## Written task
Write every entry out again exactly, please, and skip the pictures.
— START OF Information supplied —
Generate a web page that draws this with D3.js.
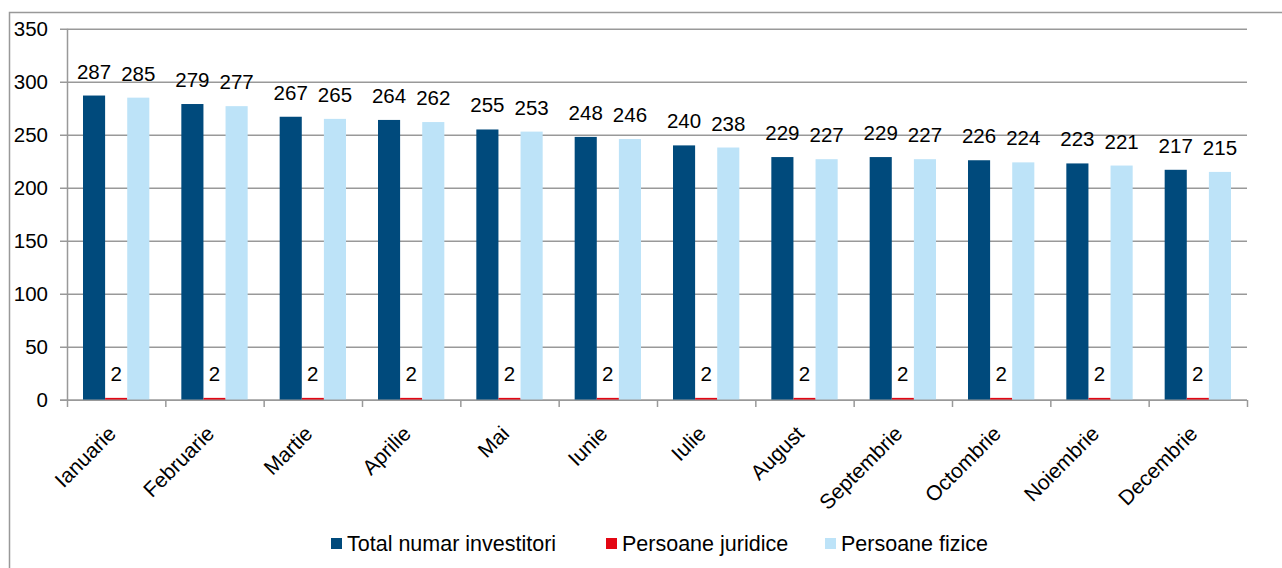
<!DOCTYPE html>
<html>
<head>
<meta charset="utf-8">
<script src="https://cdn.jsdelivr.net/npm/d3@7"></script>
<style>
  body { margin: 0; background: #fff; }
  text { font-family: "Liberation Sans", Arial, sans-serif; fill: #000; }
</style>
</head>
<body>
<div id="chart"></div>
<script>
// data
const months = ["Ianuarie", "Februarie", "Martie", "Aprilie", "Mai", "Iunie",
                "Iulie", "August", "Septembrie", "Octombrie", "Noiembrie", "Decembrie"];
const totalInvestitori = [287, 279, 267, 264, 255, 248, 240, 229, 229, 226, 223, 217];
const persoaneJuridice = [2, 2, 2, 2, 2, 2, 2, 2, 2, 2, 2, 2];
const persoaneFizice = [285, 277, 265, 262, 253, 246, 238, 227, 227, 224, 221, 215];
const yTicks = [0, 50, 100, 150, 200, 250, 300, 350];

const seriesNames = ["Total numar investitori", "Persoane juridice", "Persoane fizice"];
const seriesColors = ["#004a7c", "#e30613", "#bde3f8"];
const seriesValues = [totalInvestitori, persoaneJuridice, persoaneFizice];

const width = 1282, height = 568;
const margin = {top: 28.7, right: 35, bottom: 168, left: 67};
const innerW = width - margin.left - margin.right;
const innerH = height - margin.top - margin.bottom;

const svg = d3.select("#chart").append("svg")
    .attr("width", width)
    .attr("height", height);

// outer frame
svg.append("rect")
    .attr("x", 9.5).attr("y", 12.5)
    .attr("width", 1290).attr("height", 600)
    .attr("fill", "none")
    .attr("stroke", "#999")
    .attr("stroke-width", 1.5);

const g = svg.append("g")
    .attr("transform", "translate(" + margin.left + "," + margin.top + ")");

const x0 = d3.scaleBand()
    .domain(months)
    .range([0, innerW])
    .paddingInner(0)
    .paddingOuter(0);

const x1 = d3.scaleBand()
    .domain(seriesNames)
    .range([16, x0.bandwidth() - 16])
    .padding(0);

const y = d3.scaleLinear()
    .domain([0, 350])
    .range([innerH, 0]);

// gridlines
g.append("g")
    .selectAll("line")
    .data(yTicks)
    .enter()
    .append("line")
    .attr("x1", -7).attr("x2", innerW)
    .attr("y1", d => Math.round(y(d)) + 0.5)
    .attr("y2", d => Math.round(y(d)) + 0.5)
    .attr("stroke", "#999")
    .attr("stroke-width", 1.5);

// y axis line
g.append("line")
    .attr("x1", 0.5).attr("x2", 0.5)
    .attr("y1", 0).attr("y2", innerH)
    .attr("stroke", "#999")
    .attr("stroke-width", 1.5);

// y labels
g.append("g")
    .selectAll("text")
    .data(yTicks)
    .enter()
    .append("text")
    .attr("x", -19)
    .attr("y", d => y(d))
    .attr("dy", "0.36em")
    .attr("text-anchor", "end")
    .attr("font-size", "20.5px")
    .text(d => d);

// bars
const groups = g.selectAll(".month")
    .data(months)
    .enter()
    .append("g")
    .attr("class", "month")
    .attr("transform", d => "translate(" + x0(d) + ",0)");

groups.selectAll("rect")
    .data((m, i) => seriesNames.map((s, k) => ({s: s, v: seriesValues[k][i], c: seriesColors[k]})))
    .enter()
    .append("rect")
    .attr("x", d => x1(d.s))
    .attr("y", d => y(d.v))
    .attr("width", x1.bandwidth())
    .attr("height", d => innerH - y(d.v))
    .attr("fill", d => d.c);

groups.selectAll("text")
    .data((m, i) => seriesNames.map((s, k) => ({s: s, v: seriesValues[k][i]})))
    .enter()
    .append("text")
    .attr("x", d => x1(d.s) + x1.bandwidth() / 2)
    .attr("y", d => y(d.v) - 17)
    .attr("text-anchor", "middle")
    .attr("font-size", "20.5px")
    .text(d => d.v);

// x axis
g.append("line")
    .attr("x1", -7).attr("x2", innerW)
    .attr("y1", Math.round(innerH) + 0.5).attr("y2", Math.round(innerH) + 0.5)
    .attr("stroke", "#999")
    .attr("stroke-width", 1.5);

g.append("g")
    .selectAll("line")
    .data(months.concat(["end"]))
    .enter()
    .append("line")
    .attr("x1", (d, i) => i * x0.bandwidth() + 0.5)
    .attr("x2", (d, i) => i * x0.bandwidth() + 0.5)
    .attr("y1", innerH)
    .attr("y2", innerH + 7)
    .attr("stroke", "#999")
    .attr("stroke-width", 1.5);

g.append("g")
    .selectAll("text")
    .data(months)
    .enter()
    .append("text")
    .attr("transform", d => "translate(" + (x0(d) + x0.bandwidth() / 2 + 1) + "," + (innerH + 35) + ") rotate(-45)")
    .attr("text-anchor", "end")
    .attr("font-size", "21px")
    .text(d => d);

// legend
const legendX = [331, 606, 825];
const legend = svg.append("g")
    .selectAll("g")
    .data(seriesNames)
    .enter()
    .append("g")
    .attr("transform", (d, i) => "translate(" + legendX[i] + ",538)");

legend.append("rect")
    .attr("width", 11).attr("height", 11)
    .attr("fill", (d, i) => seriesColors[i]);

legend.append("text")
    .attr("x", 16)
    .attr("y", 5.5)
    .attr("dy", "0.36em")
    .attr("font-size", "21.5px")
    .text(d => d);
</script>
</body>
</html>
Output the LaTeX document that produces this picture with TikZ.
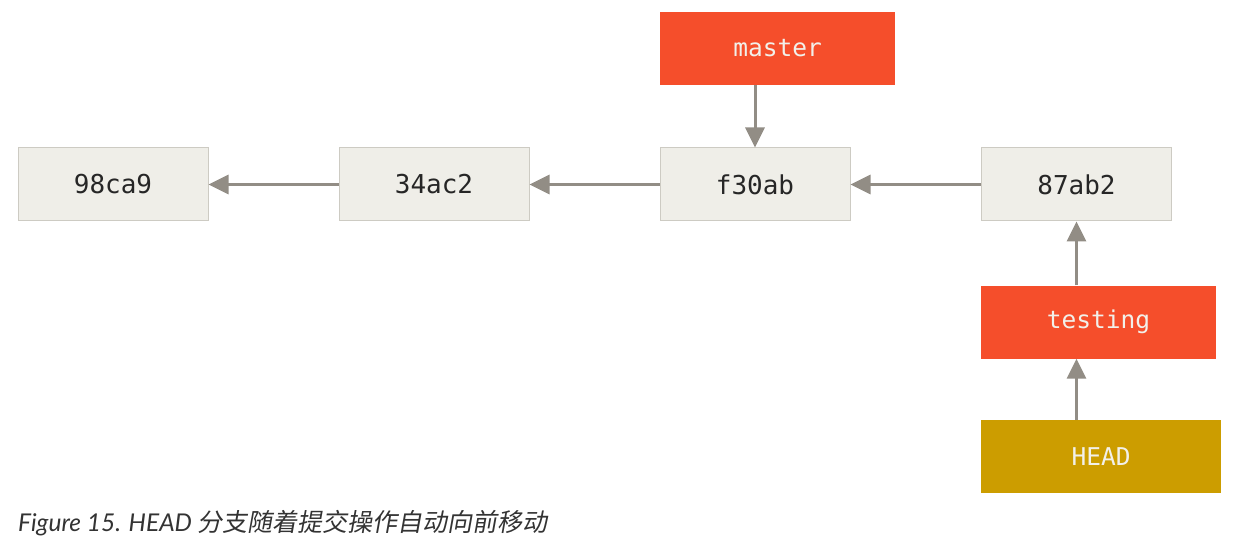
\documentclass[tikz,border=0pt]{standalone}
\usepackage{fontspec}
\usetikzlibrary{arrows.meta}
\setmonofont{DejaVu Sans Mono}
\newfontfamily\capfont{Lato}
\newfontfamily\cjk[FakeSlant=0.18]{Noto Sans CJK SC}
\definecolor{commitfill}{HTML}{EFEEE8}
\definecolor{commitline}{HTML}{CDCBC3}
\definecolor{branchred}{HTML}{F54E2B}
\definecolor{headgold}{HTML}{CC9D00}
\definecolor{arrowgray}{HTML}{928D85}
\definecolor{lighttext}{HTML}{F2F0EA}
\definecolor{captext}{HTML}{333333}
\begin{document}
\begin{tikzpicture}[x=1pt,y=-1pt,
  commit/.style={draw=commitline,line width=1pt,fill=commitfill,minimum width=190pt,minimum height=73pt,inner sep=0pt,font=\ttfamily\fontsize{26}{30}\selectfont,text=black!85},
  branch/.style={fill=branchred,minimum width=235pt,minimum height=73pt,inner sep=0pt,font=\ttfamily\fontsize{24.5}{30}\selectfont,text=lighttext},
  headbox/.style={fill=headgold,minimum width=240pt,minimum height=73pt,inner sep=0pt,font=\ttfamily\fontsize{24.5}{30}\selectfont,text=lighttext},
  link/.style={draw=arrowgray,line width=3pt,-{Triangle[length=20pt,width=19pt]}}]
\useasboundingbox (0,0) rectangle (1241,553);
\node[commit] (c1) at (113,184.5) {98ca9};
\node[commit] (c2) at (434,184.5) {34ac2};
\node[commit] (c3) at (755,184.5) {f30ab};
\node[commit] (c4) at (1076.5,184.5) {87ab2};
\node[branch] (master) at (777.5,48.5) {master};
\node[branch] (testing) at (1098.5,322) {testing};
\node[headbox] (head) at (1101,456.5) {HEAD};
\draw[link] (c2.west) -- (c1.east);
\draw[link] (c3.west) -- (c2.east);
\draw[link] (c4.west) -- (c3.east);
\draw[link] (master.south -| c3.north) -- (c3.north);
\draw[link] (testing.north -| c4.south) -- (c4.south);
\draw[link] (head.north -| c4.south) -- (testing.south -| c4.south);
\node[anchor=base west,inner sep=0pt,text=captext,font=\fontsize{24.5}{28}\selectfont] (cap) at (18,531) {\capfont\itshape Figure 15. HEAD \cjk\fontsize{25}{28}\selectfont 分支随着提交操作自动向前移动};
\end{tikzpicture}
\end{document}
— END OF Information supplied —
## Final answer
Generate a web page that draws this with D3.js.
<!DOCTYPE html>
<html>
<head>
<meta charset="utf-8">
<script src="https://cdn.jsdelivr.net/npm/d3@7"></script>
<style>
  body { margin: 0; background: #fff; }
  text { font-family: "Liberation Sans", Arial, sans-serif; fill: #000; }
</style>
</head>
<body>
<div id="chart"></div>
<script>
// data
const months = ["Ianuarie", "Februarie", "Martie", "Aprilie", "Mai", "Iunie",
                "Iulie", "August", "Septembrie", "Octombrie", "Noiembrie", "Decembrie"];
const totalInvestitori = [287, 279, 267, 264, 255, 248, 240, 229, 229, 226, 223, 217];
const persoaneJuridice = [2, 2, 2, 2, 2, 2, 2, 2, 2, 2, 2, 2];
const persoaneFizice = [285, 277, 265, 262, 253, 246, 238, 227, 227, 224, 221, 215];
const yTicks = [0, 50, 100, 150, 200, 250, 300, 350];

const seriesNames = ["Total numar investitori", "Persoane juridice", "Persoane fizice"];
const seriesColors = ["#004a7c", "#e30613", "#bde3f8"];
const seriesValues = [totalInvestitori, persoaneJuridice, persoaneFizice];

const width = 1282, height = 568;
const margin = {top: 28.7, right: 35, bottom: 168, left: 67};
const innerW = width - margin.left - margin.right;
const innerH = height - margin.top - margin.bottom;

const svg = d3.select("#chart").append("svg")
    .attr("width", width)
    .attr("height", height);

// outer frame
svg.append("rect")
    .attr("x", 9.5).attr("y", 12.5)
    .attr("width", 1290).attr("height", 600)
    .attr("fill", "none")
    .attr("stroke", "#999")
    .attr("stroke-width", 1.5);

const g = svg.append("g")
    .attr("transform", "translate(" + margin.left + "," + margin.top + ")");

const x0 = d3.scaleBand()
    .domain(months)
    .range([0, innerW])
    .paddingInner(0)
    .paddingOuter(0);

const x1 = d3.scaleBand()
    .domain(seriesNames)
    .range([16, x0.bandwidth() - 16])
    .padding(0);

const y = d3.scaleLinear()
    .domain([0, 350])
    .range([innerH, 0]);

// gridlines
g.append("g")
    .selectAll("line")
    .data(yTicks)
    .enter()
    .append("line")
    .attr("x1", -7).attr("x2", innerW)
    .attr("y1", d => Math.round(y(d)) + 0.5)
    .attr("y2", d => Math.round(y(d)) + 0.5)
    .attr("stroke", "#999")
    .attr("stroke-width", 1.5);

// y axis line
g.append("line")
    .attr("x1", 0.5).attr("x2", 0.5)
    .attr("y1", 0).attr("y2", innerH)
    .attr("stroke", "#999")
    .attr("stroke-width", 1.5);

// y labels
g.append("g")
    .selectAll("text")
    .data(yTicks)
    .enter()
    .append("text")
    .attr("x", -19)
    .attr("y", d => y(d))
    .attr("dy", "0.36em")
    .attr("text-anchor", "end")
    .attr("font-size", "20.5px")
    .text(d => d);

// bars
const groups = g.selectAll(".month")
    .data(months)
    .enter()
    .append("g")
    .attr("class", "month")
    .attr("transform", d => "translate(" + x0(d) + ",0)");

groups.selectAll("rect")
    .data((m, i) => seriesNames.map((s, k) => ({s: s, v: seriesValues[k][i], c: seriesColors[k]})))
    .enter()
    .append("rect")
    .attr("x", d => x1(d.s))
    .attr("y", d => y(d.v))
    .attr("width", x1.bandwidth())
    .attr("height", d => innerH - y(d.v))
    .attr("fill", d => d.c);

groups.selectAll("text")
    .data((m, i) => seriesNames.map((s, k) => ({s: s, v: seriesValues[k][i]})))
    .enter()
    .append("text")
    .attr("x", d => x1(d.s) + x1.bandwidth() / 2)
    .attr("y", d => y(d.v) - 17)
    .attr("text-anchor", "middle")
    .attr("font-size", "20.5px")
    .text(d => d.v);

// x axis
g.append("line")
    .attr("x1", -7).attr("x2", innerW)
    .attr("y1", Math.round(innerH) + 0.5).attr("y2", Math.round(innerH) + 0.5)
    .attr("stroke", "#999")
    .attr("stroke-width", 1.5);

g.append("g")
    .selectAll("line")
    .data(months.concat(["end"]))
    .enter()
    .append("line")
    .attr("x1", (d, i) => i * x0.bandwidth() + 0.5)
    .attr("x2", (d, i) => i * x0.bandwidth() + 0.5)
    .attr("y1", innerH)
    .attr("y2", innerH + 7)
    .attr("stroke", "#999")
    .attr("stroke-width", 1.5);

g.append("g")
    .selectAll("text")
    .data(months)
    .enter()
    .append("text")
    .attr("transform", d => "translate(" + (x0(d) + x0.bandwidth() / 2 + 1) + "," + (innerH + 35) + ") rotate(-45)")
    .attr("text-anchor", "end")
    .attr("font-size", "21px")
    .text(d => d);

// legend
const legendX = [331, 606, 825];
const legend = svg.append("g")
    .selectAll("g")
    .data(seriesNames)
    .enter()
    .append("g")
    .attr("transform", (d, i) => "translate(" + legendX[i] + ",538)");

legend.append("rect")
    .attr("width", 11).attr("height", 11)
    .attr("fill", (d, i) => seriesColors[i]);

legend.append("text")
    .attr("x", 16)
    .attr("y", 5.5)
    .attr("dy", "0.36em")
    .attr("font-size", "21.5px")
    .text(d => d);
</script>
</body>
</html>
Output the LaTeX document that produces this picture with TikZ.
\documentclass[tikz,border=0pt]{standalone}
\usepackage{fontspec}
\usetikzlibrary{arrows.meta}
\setmonofont{DejaVu Sans Mono}
\newfontfamily\capfont{Lato}
\newfontfamily\cjk[FakeSlant=0.18]{Noto Sans CJK SC}
\definecolor{commitfill}{HTML}{EFEEE8}
\definecolor{commitline}{HTML}{CDCBC3}
\definecolor{branchred}{HTML}{F54E2B}
\definecolor{headgold}{HTML}{CC9D00}
\definecolor{arrowgray}{HTML}{928D85}
\definecolor{lighttext}{HTML}{F2F0EA}
\definecolor{captext}{HTML}{333333}
\begin{document}
\begin{tikzpicture}[x=1pt,y=-1pt,
  commit/.style={draw=commitline,line width=1pt,fill=commitfill,minimum width=190pt,minimum height=73pt,inner sep=0pt,font=\ttfamily\fontsize{26}{30}\selectfont,text=black!85},
  branch/.style={fill=branchred,minimum width=235pt,minimum height=73pt,inner sep=0pt,font=\ttfamily\fontsize{24.5}{30}\selectfont,text=lighttext},
  headbox/.style={fill=headgold,minimum width=240pt,minimum height=73pt,inner sep=0pt,font=\ttfamily\fontsize{24.5}{30}\selectfont,text=lighttext},
  link/.style={draw=arrowgray,line width=3pt,-{Triangle[length=20pt,width=19pt]}}]
\useasboundingbox (0,0) rectangle (1241,553);
\node[commit] (c1) at (113,184.5) {98ca9};
\node[commit] (c2) at (434,184.5) {34ac2};
\node[commit] (c3) at (755,184.5) {f30ab};
\node[commit] (c4) at (1076.5,184.5) {87ab2};
\node[branch] (master) at (777.5,48.5) {master};
\node[branch] (testing) at (1098.5,322) {testing};
\node[headbox] (head) at (1101,456.5) {HEAD};
\draw[link] (c2.west) -- (c1.east);
\draw[link] (c3.west) -- (c2.east);
\draw[link] (c4.west) -- (c3.east);
\draw[link] (master.south -| c3.north) -- (c3.north);
\draw[link] (testing.north -| c4.south) -- (c4.south);
\draw[link] (head.north -| c4.south) -- (testing.south -| c4.south);
\node[anchor=base west,inner sep=0pt,text=captext,font=\fontsize{24.5}{28}\selectfont] (cap) at (18,531) {\capfont\itshape Figure 15. HEAD \cjk\fontsize{25}{28}\selectfont 分支随着提交操作自动向前移动};
\end{tikzpicture}
\end{document}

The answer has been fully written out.